# Gibson SG Menace - $800 w/hsc - Montreal



## 2manyGuitars (Jul 6, 2009)

One you don’t see often. Seems like a decent price with the Gibson case. And considering it’s Montreal, I’m surprised it’s not $1800.









Kijiji - Buy, Sell & Save with Canada's #1 Local Classifieds


Visit Kijiji Classifieds to buy, sell, or trade almost anything! New and used items, cars, real estate, jobs, services, vacation rentals and more virtually anywhere.




www.kijiji.ca


----------



## Steven Gatto (Jan 2, 2022)

is this available?


----------



## JRtele (Jul 18, 2021)

Steven Gatto said:


> is this available?


It’s a 9 month old thread about an incredible deal that someone found. It was probably purchased (and re-listed at 2k) within 24hrs


----------



## bobartlarry (Dec 3, 2016)

There's one listed in Montreal for $1100.


----------



## Milkman (Feb 2, 2006)

Is that neck inlay really a set of brass knuckles?


----------



## 2manyGuitars (Jul 6, 2009)

Milkman said:


> Is that neck inlay really a set of brass knuckles?


Damn straight!!!

I briefly had a Menace LP in my possession last year that I kijiji’d for an out of town member. It has the fist marker and the SG gets the brass knuckles. They both have the “Sailor Jerry tattoo-style” headstock logo.


----------



## SWLABR (Nov 7, 2017)

Steven Gatto said:


> is this available?


I see you joined the site 3 days ago. Here's a quick rundown on the Kijiji Alerts thread. Basically, anything you see in the *Kijiji Alerts* area of the forum is not being sold by the person who posted the ad. In fact, we are not allowed to be affiliated. They are just musical items we see while cruising Kijiji and think someone here may be interested. 

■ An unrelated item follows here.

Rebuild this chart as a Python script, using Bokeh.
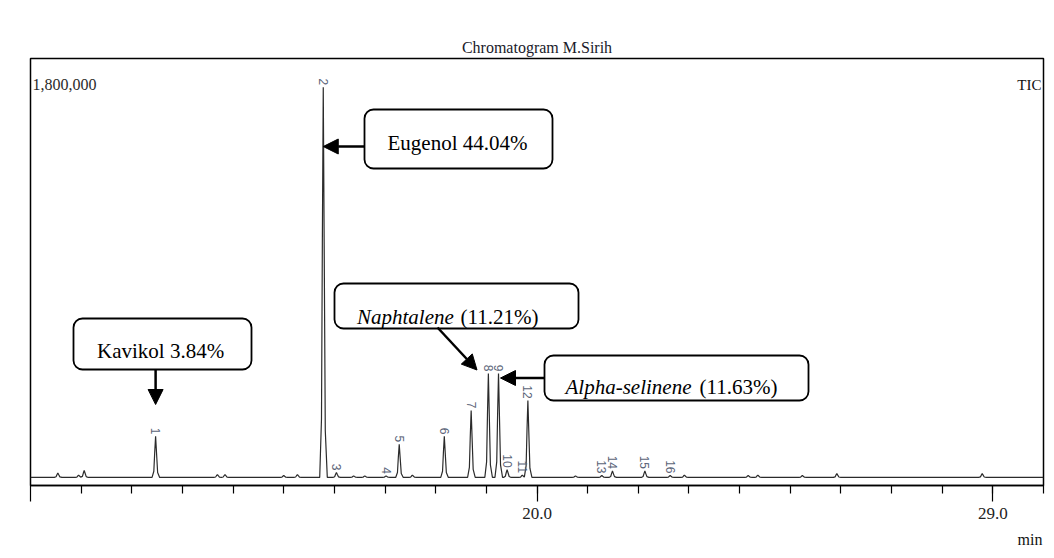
import numpy as np
from bokeh.plotting import figure
from bokeh.models import Range1d, FixedTicker, BoxAnnotation, Label, Arrow, NormalHead, Title
from bokeh.core.properties import value
from bokeh.embed import file_html
from bokeh.resources import INLINE

# ---------------- data ----------------
title_text = "Chromatogram M.Sirih"
y_max_label = "1,800,000"
signal_label = "TIC"
x_unit_label = "min"

peak_labels = ["1", "2", "3", "4", "5", "6", "7", "8", "9", "10",
               "11", "12", "13", "14", "15", "16"]
peak_rt = [12.47, 15.78, 16.04, 17.02, 17.28, 18.17, 18.70, 19.04,
           19.24, 19.41, 19.71, 19.82, 21.28, 21.49, 22.13, 22.63]
peak_height = [207000, 1679000, 55000, 40000, 174000, 207000, 316000, 472000,
               472000, 67000, 44000, 358000, 42000, 61000, 61000, 42000]

minor_rt = [10.54, 10.95, 11.06, 13.69, 13.84, 15.00, 15.27, 16.38, 16.60,
            17.54, 20.76, 22.91, 24.17, 24.36, 25.24, 25.92, 28.79]
minor_height = [53000, 44000, 63000, 46000, 46000, 42000, 46000, 40000, 40000,
                44000, 40000, 44000, 42000, 44000, 42000, 50000, 50000]

baseline_level = 34000

# shape of a peak: time offset (min) and fraction of peak height
profile_dt = [-0.07, -0.035, -0.018, 0.0, 0.018, 0.04, 0.08]
profile_frac = [0.0, 0.15, 0.6, 1.0, 0.6, 0.12, 0.0]

x_start, x_end = 10.0, 30.0
y_start, y_end = 0.0, 1800000.0
major_ticks = [10, 20, 29]
major_tick_labels = {10: "", 20: "20.0", 29: "29.0"}
minor_ticks = list(range(11, 31))

callout_texts = {
    "eugenol": ("Eugenol 44.04%", None),
    "kavikol": ("Kavikol 3.84%", None),
    "naphtalene": ("Naphtalene", "(11.21%)"),
    "alpha": ("Alpha-selinene", "(11.63%)"),
}

# ---------------- build trace from peaks ----------------
all_rt = peak_rt + minor_rt
all_h = peak_height + minor_height
knots = {x_start, x_end}
for rt in all_rt:
    for d in profile_dt:
        knots.add(round(rt + d, 4))
trace_t = np.array(sorted(knots))
trace_y = np.full(len(trace_t), float(baseline_level))
for rt, h in zip(all_rt, all_h):
    trace_y += (h - baseline_level) * np.interp(trace_t - rt, profile_dt, profile_frac,
                                                left=0.0, right=0.0)

# ---------------- figure ----------------
W, H = 1054, 558
ML, MR, MT, MB = 30, 11, 58, 73
fw, fh = W - ML - MR, H - MT - MB

p = figure(width=W, height=H, x_range=Range1d(x_start, x_end),
           y_range=Range1d(y_start, y_end), output_backend="svg",
           toolbar_location=None, min_border_left=ML, min_border_right=MR,
           min_border_top=MT, min_border_bottom=MB, title=title_text)
p.title.align = "center"
p.title.text_font = "Liberation Serif"
p.title.text_font_size = "16px"
p.title.text_font_style = "normal"
p.title.text_color = "#1a1a2a"
p.title.standoff = 5

p.grid.visible = False
p.yaxis.visible = False
p.outline_line_color = "black"
p.outline_line_width = 1.5
p.outline_line_alpha = 1.0
p.background_fill_color = "white"
p.border_fill_color = "white"

xa = p.xaxis[0]
xa.ticker = FixedTicker(ticks=major_ticks, minor_ticks=minor_ticks)
xa.major_label_overrides = major_tick_labels
xa.axis_line_color = "black"
xa.axis_line_width = 1.5
xa.major_tick_in = 0
xa.major_tick_out = 16
xa.minor_tick_in = 0
xa.minor_tick_out = 8
xa.major_tick_line_color = "black"
xa.minor_tick_line_color = "black"
xa.major_tick_line_width = 1.2
xa.minor_tick_line_width = 1.2
xa.major_label_text_font = "Liberation Serif"
xa.major_label_text_font_size = "17px"
xa.major_label_text_color = "#222222"
xa.major_label_standoff = 6

# unit label under the axis, right aligned
unit_title = Title(text=x_unit_label, align="right", text_font="Liberation Serif",
                   text_font_size="16px", text_font_style="normal",
                   text_color="#111111", standoff=14, offset=1)
p.add_layout(unit_title, "below")

# trace
p.line(trace_t, trace_y, line_color="#2b2b2b", line_width=1.2)


# helpers for converting reference pixel positions of annotations
def dx(px):
    return x_start + (px - ML) * (x_end - x_start) / fw


def dy(py):
    return y_start + (H - MB - py) * (y_end - y_start) / fh


ypp = (y_end - y_start) / fh

# peak number labels (rotated)
label_y = [h + 2 * ypp for h in peak_height]
p.text(x=peak_rt, y=label_y, text=peak_labels, angle=-np.pi / 2,
       text_align="right", text_baseline="middle",
       text_font=value("Liberation Sans"), text_font_size="12px",
       text_color="#5b6478")

# corner texts
p.add_layout(Label(x=dx(32), y=dy(84), text=y_max_label, text_align="left",
                   text_baseline="alphabetic", text_font="Liberation Serif",
                   text_font_size="16px", text_color="#2a2a2a"))
p.add_layout(Label(x=dx(1041), y=dy(84), text=signal_label, text_align="right",
                   text_baseline="alphabetic", text_font="Liberation Serif",
                   text_font_size="15px", text_color="#111111"))

# callout boxes
boxes = {
    "eugenol": (364, 552, 109, 168),
    "kavikol": (73, 251, 318, 369),
    "naphtalene": (334, 578, 283, 328),
    "alpha": (544, 808, 355, 400),
}
for key, (l, r, t, b) in boxes.items():
    p.add_layout(BoxAnnotation(left=dx(l), right=dx(r), top=dy(t), bottom=dy(b),
                               fill_color="white", fill_alpha=1.0,
                               line_color="black", line_alpha=1.0, line_width=1.8,
                               border_radius=9))

text_pos = {
    "eugenol": (387, 142, None),
    "kavikol": (96.5, 350, None),
    "naphtalene": (356.5, 316, 460),
    "alpha": (565, 386, 699),
}
for key, (lx, by, rx) in text_pos.items():
    first, second = callout_texts[key]
    p.add_layout(Label(x=dx(lx), y=dy(by), text=first, text_align="left",
                       text_baseline="alphabetic", text_font="Liberation Serif",
                       text_font_size="21px", text_color="black",
                       text_font_style="italic" if second else "normal"))
    if second:
        p.add_layout(Label(x=dx(rx), y=dy(by), text=second, text_align="left",
                           text_baseline="alphabetic", text_font="Liberation Serif",
                           text_font_size="21px", text_color="black"))

# arrows
arrows = [
    (dx(364), dy(146), peak_rt[1], dy(146)),
    (peak_rt[0], dy(369), peak_rt[0], dy(404)),
    (dx(437), dy(327), dx(476.5), dy(369.5)),
    (dx(544), dy(377.5), dx(500), dy(377.5)),
]
for xs, ys, xe, ye in arrows:
    p.add_layout(Arrow(x_start=xs, y_start=ys, x_end=xe, y_end=ye,
                       line_color="black", line_width=2.5,
                       end=NormalHead(size=15, fill_color="black",
                                      line_color="black", line_width=1)))

open("out.html", "w").write(file_html(p, INLINE))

If you are interested in the item, click the link the OP shared. 

We do have a section where the person posting _is_ the seller. That's in the "*For Sale-Trade- Wanted*" section. If you see something in there you like, then ask the OP. They are directly affiliated. 

And, there's a WTF Kijiji section too, but that's a whole other ball of wax.


----------



## 2manyGuitars (Jul 6, 2009)

SWLABR said:


> And, there's a WTF Kijiji section too, but that's a whole other ball of wax.


So, uh...
How much you want for that ball of wax?


----------



## SWLABR (Nov 7, 2017)

2manyGuitars said:


> So, uh...
> How much you want for that ball of wax?


"Current Market Value"


----------



## 2manyGuitars (Jul 6, 2009)

SWLABR said:


> "Current Market Value"


Does it play like butter?


----------



## SWLABR (Nov 7, 2017)

2manyGuitars said:


> Does it play like butter?


Does it ever! It's slicker than grease!


----------



## Roryfan (Apr 19, 2010)

Could I save the taxes on your greasy, waxy butterball?


----------



## Verne (Dec 29, 2018)

Can you hold the ball of wax for 2 weeks until my next pay day??


----------



## SWLABR (Nov 7, 2017)

Roryfan said:


> Could I save the taxes on your greasy, waxy butterball?


Due to the supply chain issue, I'm sure you've seen recent spike in landing one of these. I'm now getting offers for _above_ what I originally asked, (a bidding war if you will) but I will show good faith and let you have it, less the taxes. 


Verne said:


> Can you hold the ball of wax for 2 weeks until my next pay day??


Sorry, too many other inquiries to hold this for you.


----------